Diğer taraftan MHP ise açıkça baskıcı ve totaliter bir rejimin inşaasından yana. Bahçeli, AKP yönetiminin kendisine ihtiyaç uyduğunun farkında. Bu ortamdan alabildiğine yararlanmaya çalışıyor. Bu nedenle, daha ilk hamlede AKP yönetiminin yeni arayışlarının önünü kesiyor. İYİ Parti’yi itabarsızlaştırmaya, PKK karşıtlığını bütün gündelik siyasetin yeniden ekseni haline getirmeye çalışıyor.

Bu nedenle Bahçeli yönetimi, ülkücü mafyayı bile yeniden devreye sokarak 1990’lı yılların Türkiye’sini tekrarlamaya, böylece siyasette giderek gereksizleşecek bir güç olmaktan çıkmaya çalışıyor.
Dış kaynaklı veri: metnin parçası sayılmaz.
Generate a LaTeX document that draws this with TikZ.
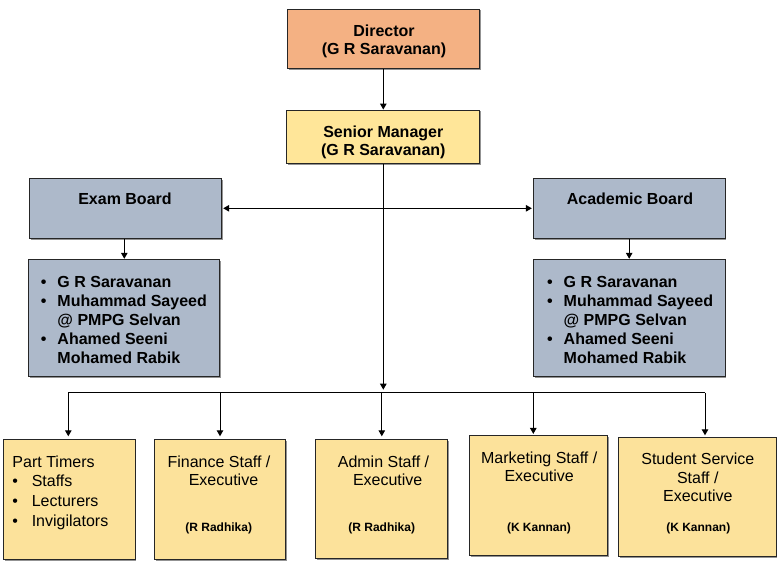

Çünkü, bütün kamuoyu araştırmaları sadece AKP tabanında bir daralmaya değil, MHP tabanında da daha büyük bir dağılmaya işaret ediyor. Ülkücü mafya ve Çakıcı çıkışlarının bu daralma ve küçülmeyi durdumak bir yana onu daha da büyütecek bir rol oynayaileceğini görmek gerekiyor. Ancak, MHP’ye buradan yüklenmedikçe, bu konuda çekingen davrandıkça sürecin tersine dönebileceği de hesap edilmelidir.

Peki, bu koşullarda -kısa vadeli- bir çıkış ya da “normalleşme” için erken seçim bir yol olabilir mi? Ben AKP-MHP blokunun erken seçime gitmeyeceğini, 2023’e kadar iktidarı sürüklemek isteyeceklerini düşünüyorum. Erdoğan yönetiminin, kazanabilecekleri bir seçime gideceği ortadadır. Ancak, AKP iktidarı seçime zorlanıp mecbur kalabilir.

Bu anlamda, muhalefetin erken seçim konusunda baskı kurması, bunu bir kampanyaya çevirmesi doğru olacaktır. Çünkü, Erdoğan-AKP yönetimi ve Cumhur İttifakı istemese de erken seçime mecbur bırakılabilir. Galiba “meşru zeminde” kalarak denenecek ender çıkış yollarından biri de budur.